----- SUPPLIED INFORMATION -----

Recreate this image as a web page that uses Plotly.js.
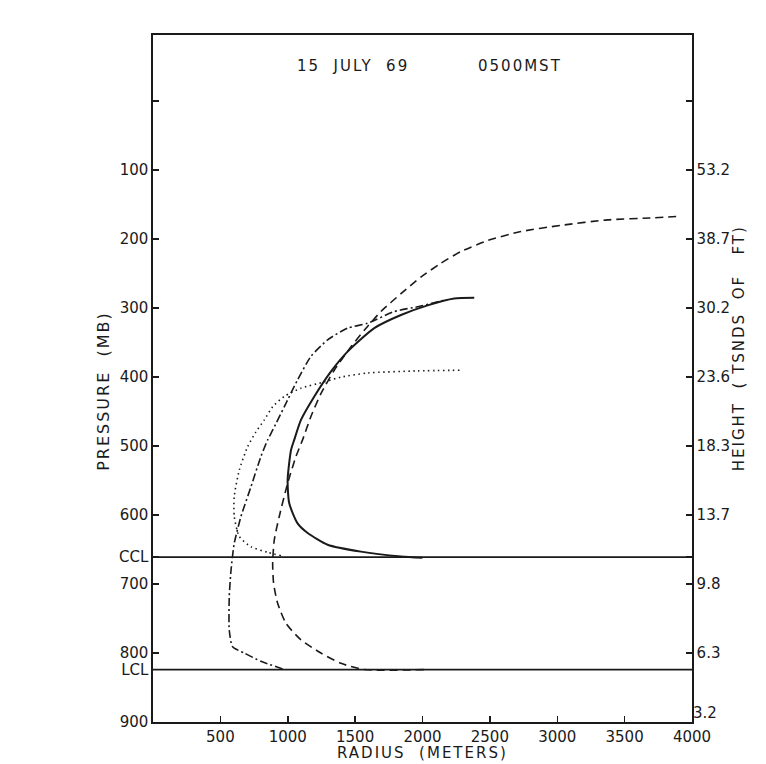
<!DOCTYPE html>
<html>
<head>
<meta charset="utf-8">
<script src="https://cdn.plot.ly/plotly-3.0.1.min.js"></script>
<style>
  html, body { margin: 0; padding: 0; background: #fff; }
  #chart { width: 766px; height: 764px; }
  .annotation-text { letter-spacing: 2px; }
</style>
</head>
<body>
<div id="chart"></div>
<script>
// ---- Data ----
const radiusTicks = [500, 1000, 1500, 2000, 2500, 3000, 3500, 4000];
const pressureTicks = [0, 100, 200, 300, 400, 500, 600, 700, 800, 900];
const pressureLabels = ['', '100', '200', '300', '400', '500', '600', '700', '800', '900'];
const heightLabels = ['', '53.2', '38.7', '30.2', '23.6', '18.3', '13.7', '9.8', '6.3', '3.2'];
const levelNames = ['CCL', 'LCL'];
const levelPressures = [661, 824];

// solid curve
const solidRadius = [2000, 1840, 1543, 1296, 1148, 1073, 1011, 999, 1024, 1048, 1098, 1197, 1320, 1444, 1642, 1840, 2038, 2235, 2384];
const solidPressure = [662, 660, 653, 643, 626, 612, 583, 549, 506, 491, 462, 428, 392, 363, 329, 310, 296, 286, 285];

// dashed curve
const dashedRadius = [2009, 1567, 1395, 1246, 1098, 987, 925, 895, 888, 900, 937, 999, 1061, 1110, 1172, 1246, 1345, 1469, 1568, 1691, 1840, 1988, 2136, 2285, 2483, 2730, 3026, 3373, 3719, 3904];
const dashedPressure = [824, 824, 815, 800, 781, 757, 728, 699, 670, 636, 602, 554, 515, 491, 457, 424, 390, 356, 332, 305, 279, 255, 235, 218, 202, 189, 180, 172, 169, 167];

// dash-dot curve
const dashDotRadius = [962, 801, 677, 591, 566, 566, 579, 603, 653, 727, 801, 851, 888, 974, 1073, 1172, 1296, 1444, 1592, 1790, 1988, 2150];
const dashDotPressure = [823, 812, 800, 791, 767, 718, 680, 641, 602, 559, 515, 491, 477, 443, 404, 370, 346, 329, 322, 305, 297, 289];

// dotted curve
const dottedRadius = [950, 851, 727, 640, 603, 603, 640, 702, 762, 826, 888, 974, 1098, 1271, 1395, 1592, 1963, 2297];
const dottedPressure = [659, 654, 646, 631, 602, 573, 535, 501, 480, 462, 443, 428, 416, 407, 400, 394, 391, 390];

// ---- Chart ----
const ink = '#1a1a1a';
const FONT = 'DejaVu Sans, Liberation Sans, sans-serif';

const traces = [
  { x: solidRadius, y: solidPressure, mode: 'lines', line: { color: ink, width: 2, shape: 'spline', smoothing: 0.6 }, name: 'solid' },
  { x: dashedRadius, y: dashedPressure, mode: 'lines', line: { color: ink, width: 1.6, dash: '8px,5px', shape: 'spline', smoothing: 0.6 }, name: 'dashed' },
  { x: dashDotRadius, y: dashDotPressure, mode: 'lines', line: { color: ink, width: 1.6, dash: '8px,3px,2px,3px', shape: 'spline', smoothing: 0.6 }, name: 'dashdot' },
  { x: dottedRadius, y: dottedPressure, mode: 'lines', line: { color: ink, width: 1.6, dash: '1.5px,3.5px', shape: 'spline', smoothing: 0.6 }, name: 'dotted' },
  // invisible traces to activate the right-hand axes
  { x: [0], y: [0], yaxis: 'y2', mode: 'markers', marker: { opacity: 0 }, hoverinfo: 'skip', showlegend: false },
  { x: [0], y: [0], yaxis: 'y3', mode: 'markers', marker: { opacity: 0 }, hoverinfo: 'skip', showlegend: false }
];

const shapes = levelPressures.map(p => ({
  type: 'line', xref: 'paper', x0: 0, x1: 1, yref: 'y', y0: p, y1: p,
  line: { color: ink, width: 1.6 }
}));

const yRange = [900, -96];
const leftTickVals = pressureTicks.concat(levelPressures);
const leftTickText = pressureLabels.concat(levelNames);
const tickFont = { size: 15, family: FONT, color: ink };
const titleFont = { size: 15, family: FONT, color: ink };

// right axis: all height labels except the bottom one, which sits raised above the 4000 label
const nRight = pressureTicks.length - 1;
const rightTickVals = pressureTicks.slice(0, nRight).concat(levelPressures);
const rightTickText = heightLabels.slice(0, nRight).concat(['', '']);

const layout = {
  width: 766, height: 764,
  paper_bgcolor: '#fff', plot_bgcolor: '#fff',
  showlegend: false,
  margin: { l: 153, r: 74, t: 35, b: 42 },
  font: { family: FONT, color: ink, size: 15 },
  xaxis: {
    range: [0, 4000], tickmode: 'array', tickvals: radiusTicks,
    ticks: 'inside', ticklen: 6, tickwidth: 1.5, tickcolor: ink,
    showline: true, linecolor: ink, linewidth: 1.6, mirror: true,
    showgrid: false, zeroline: false, tickfont: tickFont
  },
  yaxis: {
    range: yRange, autorange: false, tickmode: 'array',
    tickvals: leftTickVals, ticktext: leftTickText,
    ticks: 'inside', ticklen: 6, tickwidth: 1.5, tickcolor: ink,
    showline: true, linecolor: ink, linewidth: 1.6,
    showgrid: false, zeroline: false, tickfont: tickFont
  },
  yaxis2: {
    overlaying: 'y', side: 'right',
    range: yRange, autorange: false, tickmode: 'array',
    tickvals: rightTickVals, ticktext: rightTickText,
    ticks: 'inside', ticklen: 6, tickwidth: 1.5, tickcolor: ink,
    showline: true, linecolor: ink, linewidth: 1.6,
    showgrid: false, zeroline: false, tickfont: tickFont
  },
  yaxis3: {
    overlaying: 'y', side: 'right',
    range: yRange, autorange: false, tickmode: 'array',
    tickvals: pressureTicks.slice(nRight), ticktext: heightLabels.slice(nRight),
    ticks: 'inside', ticklen: 6, tickwidth: 1.5, tickcolor: ink,
    ticklabelshift: 9,
    showline: false, showgrid: false, zeroline: false, tickfont: tickFont
  },
  shapes: shapes,
  annotations: [
    { text: '15  JULY  69', xref: 'paper', yref: 'paper', x: 0.371, y: 0.971, xanchor: 'center', showarrow: false, font: titleFont },
    { text: '0500MST', xref: 'paper', yref: 'paper', x: 0.681, y: 0.971, xanchor: 'center', showarrow: false, font: titleFont },
    { text: 'RADIUS  (METERS)', xref: 'paper', yref: 'paper', x: 0.50, y: 0, yshift: -31, xanchor: 'center', yanchor: 'middle', showarrow: false, font: titleFont },
    { text: 'PRESSURE  (MB)', xref: 'paper', yref: 'paper', x: 0, xshift: -49, xanchor: 'center', y: 0.482, textangle: -90, showarrow: false, font: { size: 16, family: FONT, color: ink } },
    { text: 'HEIGHT  ( TSNDS  OF   FT)', xref: 'paper', yref: 'paper', x: 1, xshift: 47, xanchor: 'center', y: 0.544, textangle: -90, showarrow: false, font: titleFont }
  ]
};

Plotly.newPlot('chart', traces, layout, { staticPlot: true, displayModeBar: false });
</script>
</body>
</html>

-----

* REQUIRED WORK: Restate each line from the start of the listing through the line bearing "296, 286, 285];" word for word. Drop the pictures.

* SOLUTION:
Recreate this image as a web page that uses Plotly.js.
<!DOCTYPE html>
<html>
<head>
<meta charset="utf-8">
<script src="https://cdn.plot.ly/plotly-3.0.1.min.js"></script>
<style>
  html, body { margin: 0; padding: 0; background: #fff; }
  #chart { width: 766px; height: 764px; }
  .annotation-text { letter-spacing: 2px; }
</style>
</head>
<body>
<div id="chart"></div>
<script>
// ---- Data ----
const radiusTicks = [500, 1000, 1500, 2000, 2500, 3000, 3500, 4000];
const pressureTicks = [0, 100, 200, 300, 400, 500, 600, 700, 800, 900];
const pressureLabels = ['', '100', '200', '300', '400', '500', '600', '700', '800', '900'];
const heightLabels = ['', '53.2', '38.7', '30.2', '23.6', '18.3', '13.7', '9.8', '6.3', '3.2'];
const levelNames = ['CCL', 'LCL'];
const levelPressures = [661, 824];

// solid curve
const solidRadius = [2000, 1840, 1543, 1296, 1148, 1073, 1011, 999, 1024, 1048, 1098, 1197, 1320, 1444, 1642, 1840, 2038, 2235, 2384];
const solidPressure = [662, 660, 653, 643, 626, 612, 583, 549, 506, 491, 462, 428, 392, 363, 329, 310, 296, 286, 285];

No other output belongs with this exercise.